In the matter between
THE STANDARD BANK OF SA LTD APPLICANT
and
FRANCINA ALTA VAN DYK RESPONDENT
JUDGMENT
VAN OOSTEN J:
[1] This is an application in terms of rule 30. The issue requiring determination is whether the respondent (the defendant in the pending action between the parties) was entitled, without having served a notice of bar in terms of rule 26, to bring an application to dismiss the applicant’s action, based on the bank’s failure to amend its particulars of claim pursuant to a court order upholding an exception against the bank’s particulars of claim and granting it leave to amend within the time period laid down.
[2] The procedural background to this application is the following. The order upholding the exception was by agreement and handed down by Jansen J, on 14 February 2014. In terms of paragraph 3 of the order, the bank was ordered ‘to amend its papers within 15 days of the date of this order’. The order was duly served on the bank’s then attorneys of record on 26 February 2014, but the bank failed to comply with the order. Almost 17 months later, on 2 July 2015 the respondent filed an application for the dismissal of the bank’s claim with costs, based on the bank’s failure to comply with paragraph 3 of the order (the dismissal application). The bank then filed a notice in terms of rule 30(2)(b) of its intention to apply for an order setting aside the dismissal application as an irregular step which, after no response was received, prompted the rule 30 application which is presently before me. The application is opposed by the respondent.
[3] The effect of a failure to comply with a court order granting leave to amend in upholding an exception was dealt with in two conflicting judgments. The first is Santam Insurance Co Ltd v Manquele 1975 (1) SA 607 (D&C) where the court, per James JP, held that in such instance the provisions of rule 26 applied, which required a three days’ notice of bar to be served, before application could be made for a dismissal of the claim. The judgment was not followed in Natal Fresh Produce Growers’ Association and Others v Agroserve (Pty) Ltd and Others 1991 (3) SA 795 (N) 800F-802C, where Hugo J held the opposite: in the event of a failure to amend the particulars of claim in a combined summons within the specified time period in the court order, the party is barred from amending and the whole action falls away. The finding is premised on a distinction the learned judge had drawn between a case initiated by a summons followed by a declaration, on the one hand, and a combined summons on the other. In the latter case, the learned judge reasoned, neither the summons nor the particulars of claim can in law exist separately with the result that a successful exception results in ‘if one falls, the other must do as well’. On the other hand a successful exception against a declaration may leave the summons, which is a pleading in its own right, standing as an ‘empty husk’.
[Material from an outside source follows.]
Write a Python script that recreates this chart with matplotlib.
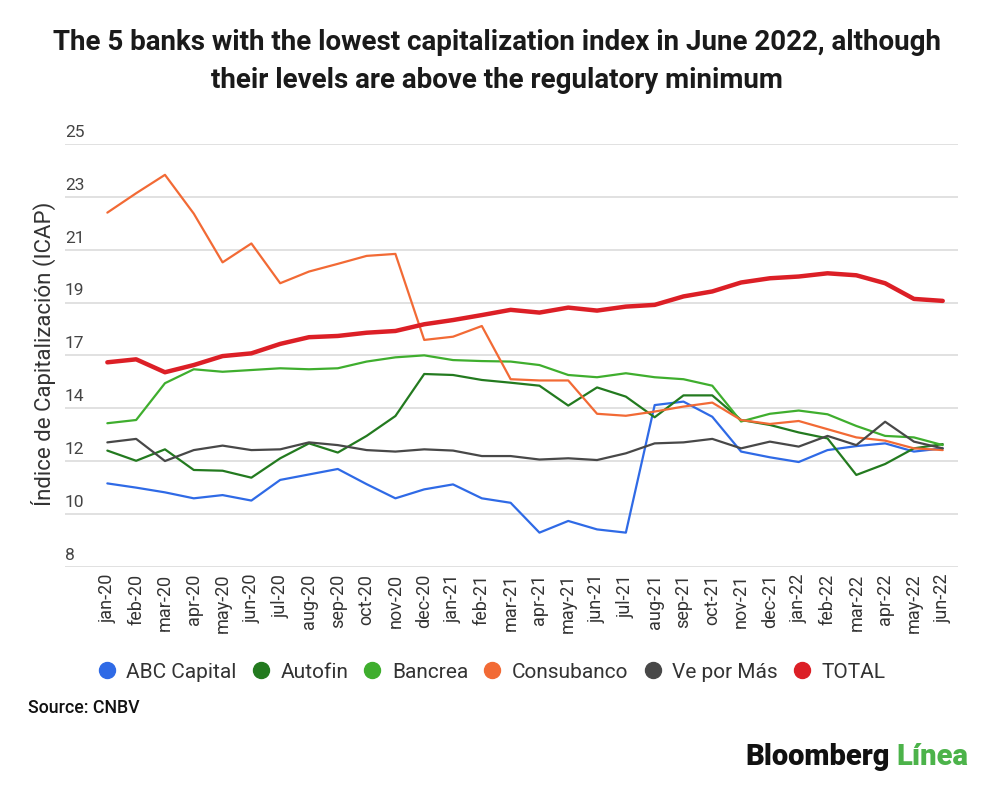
import matplotlib
matplotlib.use("Agg")
import matplotlib.pyplot as plt
import matplotlib.transforms as mtransforms
from matplotlib.lines import Line2D
import numpy as np

plt.rcParams['font.family'] = ['Roboto', 'DejaVu Sans']

months = ["jan-20", "feb-20", "mar-20", "apr-20", "may-20", "jun-20", "jul-20", "aug-20",
          "sep-20", "oct-20", "nov-20", "dec-20", "jan-21", "feb-21", "mar-21", "apr-21",
          "may-21", "jun-21", "jul-21", "aug-21", "sep-21", "oct-21", "nov-21", "dec-21",
          "jan-22", "feb-22", "mar-22", "apr-22", "may-22", "jun-22"]

abc_capital = [11.35, 11.18, 10.99, 10.75, 10.88, 10.66, 11.49, 11.71, 11.93, 11.32,
               10.75, 11.11, 11.31, 10.75, 10.57, 9.37, 9.84, 9.50, 9.37, 14.50,
               14.64, 14.03, 12.63, 12.40, 12.21, 12.69, 12.85, 12.96, 12.63, 12.76]
autofin = [12.67, 12.26, 12.72, 11.89, 11.86, 11.58, 12.36, 12.96, 12.59, 13.26,
           14.06, 15.75, 15.71, 15.51, 15.40, 15.28, 14.48, 15.21, 14.84, 14.01,
           14.89, 14.89, 13.90, 13.70, 13.40, 13.16, 11.69, 12.13, 12.76, 12.93]
bancrea = [13.77, 13.90, 15.38, 15.94, 15.84, 15.91, 15.98, 15.94, 15.98, 16.25,
           16.42, 16.50, 16.31, 16.27, 16.25, 16.11, 15.71, 15.62, 15.78, 15.62,
           15.54, 15.28, 13.84, 14.15, 14.28, 14.13, 13.66, 13.26, 13.20, 12.89]
consubanco = [22.24, 23.02, 23.76, 22.20, 20.24, 21.00, 19.40, 19.87, 20.18, 20.50,
              20.58, 17.12, 17.25, 17.68, 15.54, 15.49, 15.49, 14.15, 14.07, 14.24,
              14.44, 14.60, 13.90, 13.74, 13.86, 13.53, 13.20, 13.07, 12.76, 12.69]
ve_por_mas = [13.00, 13.14, 12.25, 12.69, 12.87, 12.69, 12.72, 13.00, 12.89, 12.69,
              12.63, 12.72, 12.67, 12.45, 12.45, 12.31, 12.36, 12.29, 12.56, 12.96,
              13.00, 13.14, 12.76, 13.03, 12.83, 13.26, 12.89, 13.83, 13.03, 12.76]
total = [16.22, 16.34, 15.82, 16.11, 16.47, 16.58, 16.96, 17.23, 17.28, 17.41,
         17.48, 17.75, 17.92, 18.12, 18.33, 18.22, 18.42, 18.30, 18.46, 18.53,
         18.87, 19.07, 19.43, 19.60, 19.67, 19.80, 19.72, 19.40, 18.77, 18.69]

series_names = ["ABC Capital", "Autofin", "Bancrea", "Consubanco", "Ve por Más", "TOTAL"]
series_values = [abc_capital, autofin, bancrea, consubanco, ve_por_mas, total]
series_colors = ["#2f6ae6", "#237a1f", "#3fae2e", "#f26a35", "#484848", "#dc1f26"]
series_widths = [1.6, 1.6, 1.6, 1.6, 1.6, 3.2]

ytick_values = [8, 10.125, 12.25, 14.375, 16.5, 18.625, 20.75, 22.875, 25]
ytick_labels = ["8", "10", "12", "14", "17", "19", "21", "23", "25"]

W, H = 1000, 791
fig = plt.figure(figsize=(W / 100, H / 100), dpi=100)
ax_left, ax_right = 65 / W, 958 / W
ax_bottom, ax_top = 1 - 566.7 / H, 1 - 144 / H
ax = fig.add_axes([ax_left, ax_bottom, ax_right - ax_left, ax_top - ax_bottom])

x = np.arange(len(months))
for name, vals, col, lw in zip(series_names, series_values, series_colors, series_widths):
    ax.plot(x, vals, color=col, lw=lw, solid_joinstyle='round', solid_capstyle='round',
            zorder=3 if name != "TOTAL" else 4)

ax.set_xlim(-1.47, 29.53)
ax.set_ylim(8, 25)
ax.set_yticks(ytick_values)
ax.set_yticklabels(ytick_labels)
ax.set_xticks(x)
ax.set_xticklabels(months, rotation=90, fontsize=13, color="#333333")
ax.tick_params(axis='x', length=0, pad=5)
ax.tick_params(axis='y', length=0, pad=0, labelsize=12.5, labelcolor="#444444")
offset = mtransforms.ScaledTranslation(0, 3 / 72, fig.dpi_scale_trans)
for lab in ax.get_yticklabels():
    lab.set_horizontalalignment('left')
    lab.set_verticalalignment('bottom')
    lab.set_transform(lab.get_transform() + offset)

ax.grid(axis='y', color="#dedede", lw=1.3)
ax.set_axisbelow(True)
for s in ax.spines.values():
    s.set_visible(False)

fig.text(43 / W, 1 - 354 / H, "Índice de Capitalización (ICAP)", rotation=90,
         ha='center', va='center', fontsize=16, color="#333333")

fig.text(0.497, 1 - 43 / H, "The 5 banks with the lowest capitalization index in June 2022, although",
         ha='center', va='center', fontsize=20, fontweight='bold', color="#1a1a1a")
fig.text(0.497, 1 - 80 / H, "their levels are above the regulatory minimum",
         ha='center', va='center', fontsize=20, fontweight='bold', color="#1a1a1a")

handles = [Line2D([0], [0], marker='o', linestyle='none', markersize=11.5,
                  markerfacecolor=c, markeredgecolor=c) for c in series_colors]
fig.legend(handles, series_names, loc='center', bbox_to_anchor=(0.492, 1 - 672 / H),
           ncol=6, frameon=False, fontsize=15, handlelength=0.8, handletextpad=0.55,
           columnspacing=0.75, labelcolor="#333333")

fig.text(28 / W, 1 - 708 / H, "Source: CNBV", ha='left', va='center', fontsize=12.8,
         fontweight='medium', color="#111111")

fig.text(890 / W, 1 - 757 / H, "Bloomberg", ha='right', va='center', fontsize=21,
         fontweight='black', color="#111111")
fig.text(896 / W, 1 - 757 / H, "Línea", ha='left', va='center', fontsize=21,
         fontweight='black', color="#4cb34a")

fig.savefig("out.png", dpi=100, facecolor='white')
[4] The dicta in Natal Fresh Produce must however be considered in the light of the well-known judgment of the then Appellate Division in Group Five Building Ltd v Government of the Republic of South Africa (Minister of Public Works and Land Affairs) [1993] ZASCA 4; 1993 (2) SA 593 (A), in which Corbett JA (as he then was), writing for the court, finally coined the rule applicable as a corollary to successful exceptions, which is that leave to amend within a certain period of time, if so advised, must always be granted to a plaintiff, even where the pleading was set aside on the ground that it disclosed no cause of action. In arriving at this conclusion Corbett JA (Group Five 603C-H) specifically disapproved of the distinction drawn by Hugo J, to which I have referred above, for the reason that it would lead to the anomaly that it would leave no room for the grant of leave to amend when an exception is successfully taken to the particulars of claim in a combined summons on the ground that no cause of action is disclosed, a proposition that was considered to offend the law and the practice in our courts. As correctly argued by counsel for the bank, the disapproval of Hugo J’s distinction in Group Five, effectively overrules the judgment in Natal Fresh Produce. It is interesting to note that the judgment of Harms J (as he then was) in Princeps (Edms) Bpk en ‘n Ander v Van Heerden NO en Andere 1991 (3) SA 842 (T) 845D-846D, which was delivered after the judgment in Natal Fresh Produce but reported in the same volume of the South African Law Reports, without a reference thereto, contradicts the distinction in Natal Fresh Produce and, as a forerunner thereto, is fully consonant with the judgment in Group Five.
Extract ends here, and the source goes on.